Mary responded, “How will this be, since I am a virgin?” Gabriel answered, “The Holy Spirit will come upon you, and the power of the Most High will overshadow you; therefore the child to be born will be called holy—the Son of God." The angels waited on baited breath as she pondered this proposal. It is said that God made us without our help, but would not save us without our willing cooperation. Her answer is our hope, the reason we gather today. Our Lady said, “Behold, I am the Lord’s servant; let it be to me just as you have said.” When presented with the opportunity to become the Mother of God, the bearer of the Savior, Mary said "Yes" to God.

In the Virgin Birth of Jesus, God makes a fresh start on a new humanity, so he does not use the lineage and agency of a human father. But he uses a remnant of the old humanity, the maiden Mary, to be the mother of the incarnate Lord—a new Adam. That is, Mary willingly decided to provide the human source from which the Word took flesh, the beginning of a spotless new humanity that would inherit fellowship with God.

In the Catechismus of Archbishop Thomas Cranmer of Canterbury, he writes: “I believe that Jesus Christ, the Son of God, . . . was made perfect man, and was conceived in the womb of a woman, being a pure virgin, called Mary, of her proper substance, and her proper blood . . . I believe also that all this was done by the working of the Holy Ghost, without the work of men, to the end that all that was wrought therein might be holy and without spot, pure, and clean; and that thereby our conception might be clean and holy, which of itself is altogether spotted and defiled with sin. I believe that Jesus Christ was born of the Virgin Mary, without any manner of sin, and without any breach of her virginity; so that by his pure and holy nativity he has purified and made holy ours, which of itself is altogether unclean and defiled with sin.”

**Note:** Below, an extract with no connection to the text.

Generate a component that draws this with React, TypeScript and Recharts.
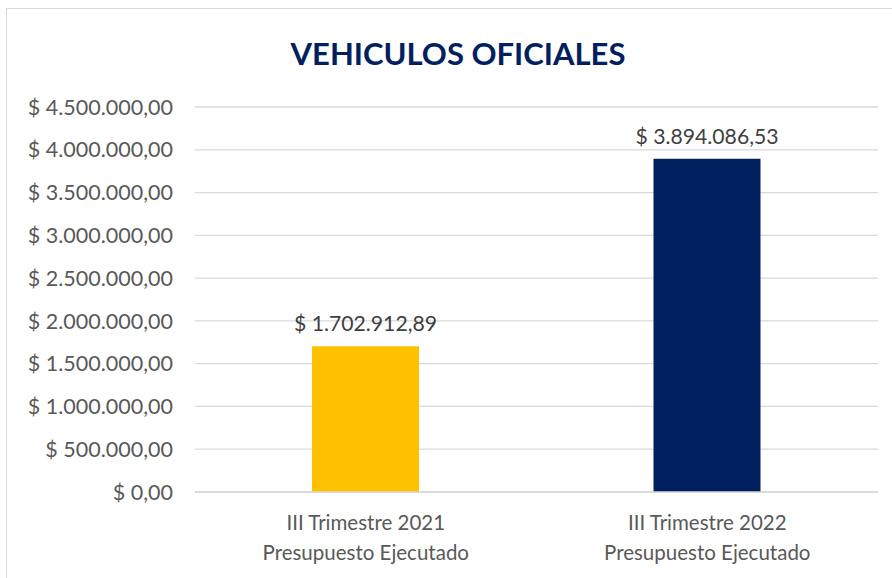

Christ is the new Adam, the new Man. St Paul takes up this analogy in his letter to the Church at Rome. Adam brought death into the old humanity. The new Adam (Jesus) brings life into a new humanity. The early Church Fathers took the analogy further in making the connection of Mary as the new Eve. As the old Eve’s disobedience lead the way to death, so the obedience of the new Eve (Mary) leads to the birth of a new humanity.

St Irenaeus of Lyons in the 2nd Century put it this way, “And so the knot tied by Eve’s disobedience was unloosed through the obedience of Mary; for what the virgin Eve had bound fast through unbelief, this did the Virgin Mary free through faith.” As Eve was called the mother of all living, so Mary was called Theotokos, (the Mother of God) and the Mother of all who find new life in Christ.

By the time of St Jerome, the contrast between Eve and Mary had evolved into a simple proverb, “Death by Eve, life by Mary.” Where Eve had said "No", Mary said "Yes." For this we call her blessed, and for this we give thanks.